Bob Sharpe

Personal information
- Full name: Robert Sharpe
- Date of birth: 20 December 1925
- Place of birth: Kirkcaldy, Scotland
- Date of death: 21 February 2014 (aged 88)
- Position: Right back

Senior career*
- Years: Team / Apps / (Gls)
- –: Dunfermline Athletic / 0 / (0)
- 1947–194?: Thornton Hibs
- 194?–1951: Rosyth Recreation
- 1951–1952: Raith Rovers / 1 / (0)
- 1952–1953: Darlington / 14 / (0)
- –: Blackhall Colliery Welfare

= Bob Sharpe (footballer) =

Scottish footballer

Robert Sharpe (20 December 1925 – 21 February 2014) was a Scottish footballer who played as a right back in the Scottish League for Raith Rovers and in the English Football League for Darlington.

==Life and career==
Sharpe was born in Kirkcaldy. He played for Dunfermline Athletic in the 1945–46 wartime league before being reinstated as a junior with Thornton Hibs in 1947. By 1949 he was at Rosyth Recreation, helping the club to the top of the Fife Junior League. In February 1951, after Rosyth had beaten them in the Scottish Junior Cup, the Luncarty club protested Sharpe's inclusion, claiming that his reinstatement as a junior was faulty because he had never previously played as such, having moved directly from juvenile football to a senior club. The Scottish Junior Football Association concurred.

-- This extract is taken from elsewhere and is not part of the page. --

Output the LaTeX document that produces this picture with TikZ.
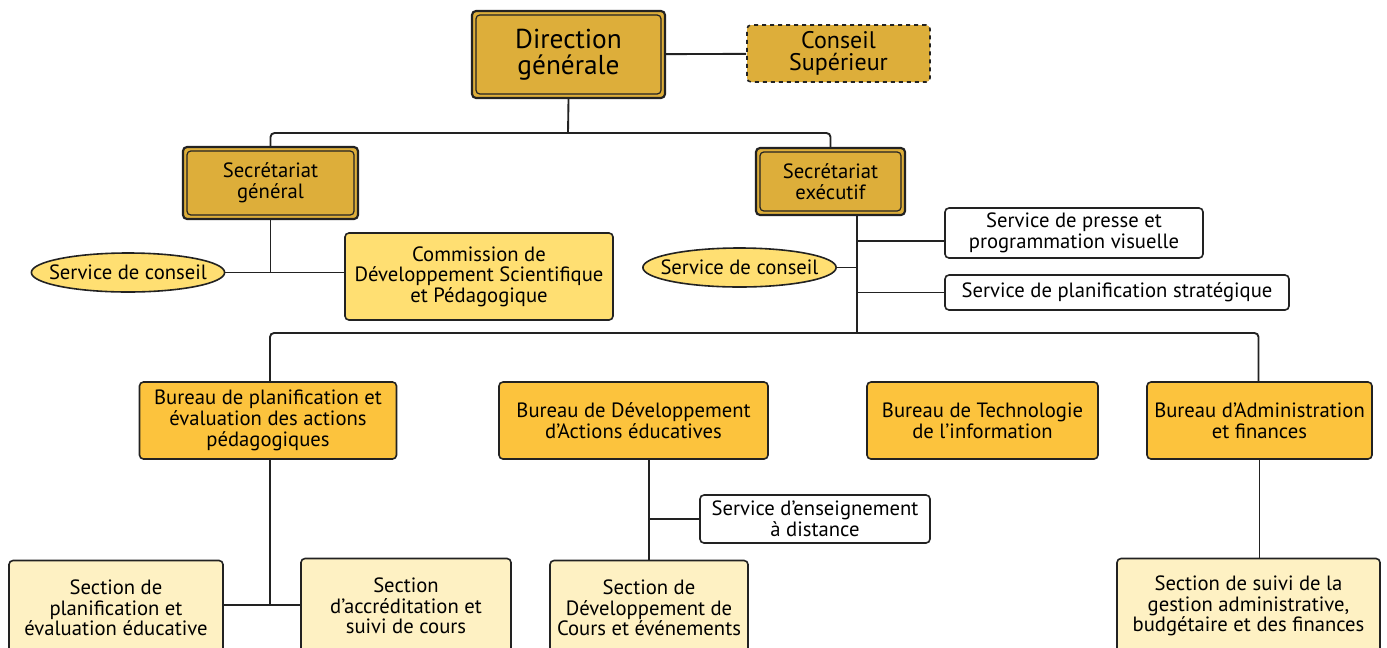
\documentclass[tikz,border=0pt]{standalone}
\usepackage{fontspec}
\setmainfont{PT Sans}
\usetikzlibrary{positioning,calc,shapes.geometric}

\definecolor{chiefgold}{HTML}{DDAE3A}
\definecolor{bureaugold}{HTML}{FCC33D}
\definecolor{servyellow}{HTML}{FFDF72}
\definecolor{sectioncream}{HTML}{FEF1C3}
\definecolor{edge}{HTML}{222222}
\def\pxu{0.75pt}

\begin{document}
\begin{tikzpicture}
  [
    x=0.75pt, y=-0.75pt,
    line width=1.3pt,
    every node/.style = {align=center, inner sep=0pt, font=\fontsize{15.5}{15.5}\selectfont},
    base/.style   = {draw=edge, line width=1.2pt, rounded corners=3pt},
    chief/.style  = {base, fill=chiefgold, line width=1.6pt},
    bureau/.style = {base, fill=bureaugold, minimum height=77*\pxu},
    section/.style= {base, fill=sectioncream, minimum height=95*\pxu},
    plain/.style  = {base, fill=white},
    advice/.style = {draw=edge, line width=1.2pt, fill=servyellow, ellipse, inner xsep=-8pt,
                     minimum height=39*\pxu, minimum width=192*\pxu},
    link/.style   = {draw=edge, line width=1.4pt},
  ]

  \path[use as bounding box, fill=white] (0,0) rectangle (1387,647);

  % top level
  \node (dg) at (568.5,54.5) [chief, minimum width=193*\pxu, minimum height=87*\pxu,
    font=\fontsize{20.5}{19.5}\selectfont] {Direction\\générale};
  \node (cs) at (838.5,53.5) [chief, dashed, line width=1.2pt, minimum width=183*\pxu, minimum height=57*\pxu,
    font=\fontsize{18}{17}\selectfont] {Conseil\\Supérieur};

  % secretariats
  \node (sg) at (270.5,183) [chief, minimum width=175*\pxu, minimum height=72*\pxu] {Secrétariat\\général};
  \node (se) at (830.5,181.5) [chief, minimum width=149*\pxu, minimum height=67*\pxu] {Secrétariat\\exécutif};

  % inner frames of the chief boxes
  \foreach \who in {dg, sg, se}
    \draw[edge, line width=0.9pt, rounded corners=3pt]
      ($(\who.north west)+(5,5)$) rectangle ($(\who.south east)+(-5,-5)$);

  % services round the secretariats
  \node (conseil1) at (128,272.5) [advice] {Service de conseil};
  \node (csdsp) at (479,276.5) [base, fill=servyellow, minimum width=268*\pxu, minimum height=87*\pxu]
    {Commission de\\Développement Scientifique\\et Pédagogique};
  \node (conseil2) at (739.5,267.5) [advice, minimum width=193*\pxu] {Service de conseil};
  \node (presse) at (1074,233) [plain, minimum width=258*\pxu, minimum height=50*\pxu]
    {Service de presse et\\programmation visuelle};
  \node (plan) at (1117,292.5) [plain, minimum width=344*\pxu, minimum height=35*\pxu]
    {Service de planification stratégique};

  % bureaus
  \node (b1) at (268,420.5) [bureau, minimum width=257*\pxu]
    {Bureau de planification et\\évaluation des actions\\pédagogiques};
  \node (b2) at (633.5,420.5) [bureau, minimum width=269*\pxu]
    {Bureau de Développement\\d’Actions éducatives};
  \node (b3) at (982.5,420.5) [bureau, minimum width=231*\pxu]
    {Bureau de Technologie\\de l’information};
  \node (b4) at (1259.5,420.5) [bureau, minimum width=225*\pxu]
    {Bureau d’Administration\\et finances};

  % sections
  \node (sec1) at (116,608) [section, minimum width=214*\pxu]
    {Section de\\planification et\\évaluation éducative};
  \node (sec2) at (406,606) [section, minimum width=210*\pxu]
    {Section\\d’accréditation et\\suivi de cours};
  \node (sec3) at (649,608) [section, minimum width=198*\pxu]
    {Section de\\Développement de\\Cours et événements};
  \node (dist) at (815,519) [plain, minimum width=230*\pxu, minimum height=48*\pxu]
    {Service d’enseignement\\à distance};
  \node (sec4) at (1248.5,606) [section, minimum width=263*\pxu]
    {Section de suivi de la\\gestion administrative,\\budgétaire et des finances};

  % bus lines
  \coordinate (topbus) at (568,133);
  \coordinate (sebus) at (857,333);
  \coordinate (join1) at (270,605);

  % connectors
  \draw[link] (dg) -- (cs);
  \draw[link] (dg.south) -- (topbus);
  \draw[link, rounded corners=3pt] (sg.north) |- (topbus) -| (se.north);

  \draw[link] (sg.south) -- (sg.south |- conseil1.east);
  \draw[link] (conseil1.east) -- (conseil1.east -| csdsp.west);

  \draw[link] (se.south -| sebus) -- (sebus);
  \draw[link] ($(presse.west)+(0,8)$) -- ($(presse.west -| sebus)+(0,8)$);
  \draw[link] (conseil2.east) -- (conseil2.east -| sebus);
  \draw[link] (plan.west) -- (plan.west -| sebus);

  \draw[link, rounded corners=3pt] ($(b1.north)+(2,0)$) |- (sebus) -| ($(b4.north)+(-1,0)$);
  \draw[link] ($(b2.north)+(15,0)$) -- ($(b2.north)+(15,0)$ |- sebus);
  \draw[link] ($(b3.north)+(-27,0)$) -- ($(b3.north)+(-27,0)$ |- sebus);

  \draw[link] ($(b1.south)+(2,0)$) -- (join1);
  \draw[link] (sec1.east |- join1) -- (sec2.west |- join1);
  \draw[link] (sec3.north) -- (sec3.north |- b2.south);
  \draw[link] (dist.west) -- (dist.west -| sec3.north);
  \draw[link] (b4.south) -- (b4.south |- sec4.north);
\end{tikzpicture}
\end{document}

Sharpe moved on to Raith Rovers of Scottish League Division One, for whom he appeared for the reserves but only once in a League match. He became one of several Scots recruited in the 1952 close season by Bob Gurney for English Third Division North club Darlington. He played 14 League matches in the 1952–53 season, and then moved into non-league football with Blackhall Colliery Welfare.

He settled in Darlington, County Durham, where he worked at a garage and as a taxi driver and continued to attend Darlington F.C.'s matches. He was married to Jean and had a son. He died in February 2014.